4. Your Agency Agrees with Every Idea You Pitch
It feels great to be validated, but an agency that agrees with every single idea you present is doing you a disservice.
When there is no strategic debate or pushback, you are missing out on vital guidance. An agency avoiding hard conversations lacks the leadership your scaling business needs. Strong agencies challenge weak ideas before budget gets attached to them.
If every idea gets a “love this,” somebody stopped thinking critically.
5. Your Business Has Simply Outgrown Their Core Capabilities
Sometimes nobody is at fault. Your business evolved, but their process stayed suspiciously the same.
As your marketing needs become more complex—like expanding into new channels, entering new markets, or requiring advanced reporting and production—your legacy agency might struggle to scale alongside you. They might be excellent at what they do, but what they do is no longer what you need.
6. You’re Losing Confidence in Your Agency's Work
When trust erodes, everything feels harder. You might find yourself second-guessing their recommendations or feeling hesitant right before a major campaign launch.
The excitement around new creative fades into anxiety. By this point, your instincts already know the answer. This is often the clearest indicator that the relationship has shifted.
Once you start proofreading the strategy more than reviewing it, the vibe has officially changed.
What Should a Strong Agency Partnership Actually Feel Like?
A high-performing agency relationship makes growth feel clearer, not heavier. You should experience true strategic collaboration, where the agency brings proactive recommendations to the table.
Communication should be clear, concise, and accountable. When circumstances change, the agency should demonstrate adaptability and shared momentum. You are partnering with an agency to solve complex problems, not to create new administrative hurdles.
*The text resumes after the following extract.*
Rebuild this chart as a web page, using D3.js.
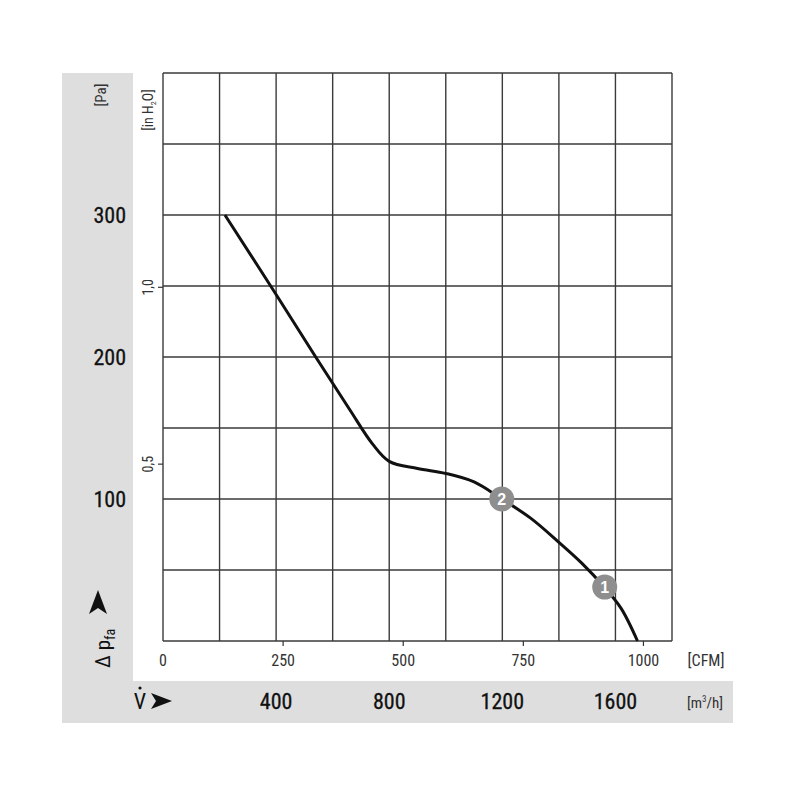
<!DOCTYPE html>
<html><head><meta charset="utf-8">
<script src="https://cdn.jsdelivr.net/npm/d3@7"></script>
<style>body{margin:0;background:#fff}svg{display:block}</style>
</head><body>
<svg id="c" width="800" height="800"></svg>
<script>
// ---- data ----
const flowM3h = [219, 400, 540, 660, 740, 800, 900, 1000, 1100, 1198, 1300, 1400, 1480, 1560, 1620, 1678];
const pressurePa = [300, 244, 200, 163, 139, 126.5, 121.5, 118, 112, 100, 86.5, 69.5, 55, 38, 23, 0];
const markerLabels = ["2", "1"];
const markerFlow = [1198, 1562];
const markerPa = [100, 38];
const paTicks = [100, 200, 300];
const inH2OTicks = [0.5, 1.0];
const inH2OLabels = ["0,5", "1,0"];
const cfmTicks = [0, 250, 500, 750, 1000];
const m3hTicks = [400, 800, 1200, 1600];

// ---- layout ----
const L = 163, R = 672, T = 73, B = 641;
const svg = d3.select("#c");
const x = d3.scaleLinear().domain([0, 1800]).range([L, R]);
const y = d3.scaleLinear().domain([0, 400]).range([B, T]);
const PA_PER_INH2O = 249.089;
const M3H_PER_CFM = 1.699011;
const fontN = "'Liberation Sans Narrow','Roboto Condensed','Arial Narrow',Arial,sans-serif";

// grey panels
svg.append("rect").attr("x", 62).attr("y", 73).attr("width", 71).attr("height", 650).attr("fill", "#dedede");
svg.append("rect").attr("x", 62).attr("y", 681).attr("width", 671).attr("height", 42).attr("fill", "#dedede");

// grid
const gx = d3.range(0, 1801, 200), gy = d3.range(0, 401, 50);
svg.append("g").selectAll("line").data(gx).join("line")
  .attr("x1", d => x(d)).attr("x2", d => x(d)).attr("y1", T).attr("y2", B)
  .attr("stroke", "#3a3a3a").attr("stroke-width", 1.4);
svg.append("g").selectAll("line").data(gy).join("line")
  .attr("x1", L).attr("x2", R).attr("y1", d => y(d)).attr("y2", d => y(d))
  .attr("stroke", "#3a3a3a").attr("stroke-width", 1.4);

// Pa labels
svg.append("g").selectAll("text").data(paTicks).join("text")
  .attr("x", 126).attr("y", d => y(d) + 8).attr("text-anchor", "end")
  .attr("font-family", fontN).attr("font-size", 22).attr("fill", "#111").attr("stroke", "#111").attr("stroke-width", 0.3).text(d => d);
svg.append("text").attr("transform", "translate(106,95) rotate(-90)")
  .attr("text-anchor", "middle").attr("font-family", fontN).attr("font-size", 15).attr("fill", "#333").text("[Pa]");

// inH2O ticks + labels
const yin = d => y(d * PA_PER_INH2O);
svg.append("g").selectAll("line").data(inH2OTicks).join("line")
  .attr("x1", L - 5).attr("x2", L).attr("y1", yin).attr("y2", yin).attr("stroke", "#333").attr("stroke-width", 1.2);
svg.append("g").selectAll("text").data(inH2OTicks).join("text")
  .attr("transform", d => `translate(153,${yin(d)}) rotate(-90)`)
  .attr("text-anchor", "middle").attr("font-family", fontN).attr("font-size", 14).attr("fill", "#333")
  .text((d, i) => inH2OLabels[i]);
const tIn = svg.append("text").attr("transform", "translate(153,110) rotate(-90)")
  .attr("text-anchor", "middle").attr("font-family", fontN).attr("font-size", 14).attr("fill", "#333");
tIn.append("tspan").text("[in H");
tIn.append("tspan").attr("font-size", 8).attr("dy", 3).text("2");
tIn.append("tspan").attr("dy", -3).text("O]");

// CFM ticks + labels
const xc = d => x(d * M3H_PER_CFM);
svg.append("g").selectAll("line").data(cfmTicks.slice(1)).join("line")
  .attr("x1", xc).attr("x2", xc).attr("y1", B).attr("y2", B + 5).attr("stroke", "#333").attr("stroke-width", 1.2);
svg.append("g").selectAll("text").data(cfmTicks).join("text")
  .attr("x", xc).attr("y", 666).attr("text-anchor", "middle")
  .attr("font-family", fontN).attr("font-size", 16).attr("fill", "#333").text(d => d);
svg.append("text").attr("x", 706).attr("y", 666).attr("text-anchor", "middle")
  .attr("font-family", fontN).attr("font-size", 16).attr("fill", "#333").text("[CFM]");

// m3/h labels
svg.append("g").selectAll("text").data(m3hTicks).join("text")
  .attr("x", d => x(d)).attr("y", 709).attr("text-anchor", "middle")
  .attr("font-family", fontN).attr("font-size", 22).attr("fill", "#111").attr("stroke", "#111").attr("stroke-width", 0.3).text(d => d);
const tm = svg.append("text").attr("x", 705).attr("y", 708).attr("text-anchor", "middle")
  .attr("font-family", fontN).attr("font-size", 15).attr("fill", "#333");
tm.append("tspan").text("[m");
tm.append("tspan").attr("font-size", 9).attr("dy", -6).text("3");
tm.append("tspan").attr("dy", 6).text("/h]");

// V-dot arrow
svg.append("text").attr("x", 140).attr("y", 709).attr("text-anchor", "middle")
  .attr("font-family", fontN).attr("font-size", 22).attr("fill", "#111").text("V");
svg.append("circle").attr("cx", 140).attr("cy", 688).attr("r", 1.6).attr("fill", "#111");
svg.append("path").attr("d", "M151,693 L172,701 L151,709 L156,701 Z").attr("fill", "#111");

// Δ p_fa arrow
const tp = svg.append("text").attr("transform", "translate(110,668) rotate(-90)")
  .attr("text-anchor", "start").attr("font-family", fontN).attr("font-size", 21).attr("fill", "#111");
tp.append("tspan").text("Δ p");
tp.append("tspan").attr("font-size", 14).attr("dy", 5).text("fa");
svg.append("path").attr("d", "M89,614 L98,590 L107,614 L98,608 Z").attr("fill", "#111");

// curve
const pts = flowM3h.map((f, i) => [f, pressurePa[i]]);
svg.append("path").datum(pts)
  .attr("d", d3.line().x(d => x(d[0])).y(d => y(d[1])).curve(d3.curveCatmullRom.alpha(0.5)))
  .attr("fill", "none").attr("stroke", "#111").attr("stroke-width", 3);

// markers
const mk = svg.append("g").selectAll("g").data(markerFlow).join("g")
  .attr("transform", (d, i) => `translate(${x(d)},${y(markerPa[i])})`);
mk.append("circle").attr("r", 12.5).attr("fill", "#8e8e8e");
mk.append("text").attr("y", 6).attr("text-anchor", "middle").attr("font-family", "Arial, sans-serif")
  .attr("font-weight", "bold").attr("font-size", 16).attr("fill", "#fff").text((d, i) => markerLabels[i]);
</script>
</body></html>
You didn't hire an agency just to fill your calendar with status update meetings.
Recognizing When it’s Time to Move Forward
Outgrowing an agency is not necessarily about failure or bad blood. Often, businesses simply require a different level of strategy, capability, or execution as they scale. Evaluate whether your current partnership is driving your momentum forward or dragging it down. Comfortable partnerships are incredibly easy to keep around. But keeping the wrong agency is usually more expensive than replacing them.
Frequently Asked Questions
Q: What is the most obvious sign I need to switch marketing agencies?
A: The most obvious sign is when you find yourself managing the agency’s daily tasks and providing all the strategic ideas. If you are supervising their execution rather than collaborating on business-growth strategies, you are paying for an administrative burden, not an agency partner.
Q: How long does it typically take to transition to a new marketing agency?
A: A professional agency transition typically takes 60 to 90 days. This timeline allows for a comprehensive audit of existing assets, the secure transfer of account accesses, and the development of a foundational strategy before launching new campaigns.
Q: Should I warn my current agency before looking for a new one?
A: Address performance issues early and directly through clear feedback. However, if you have already had multiple conversations about strategy, communication, or poor results without seeing improvement, you should begin your search for a new agency before formally ending the current contract to prevent gaps in your marketing coverage.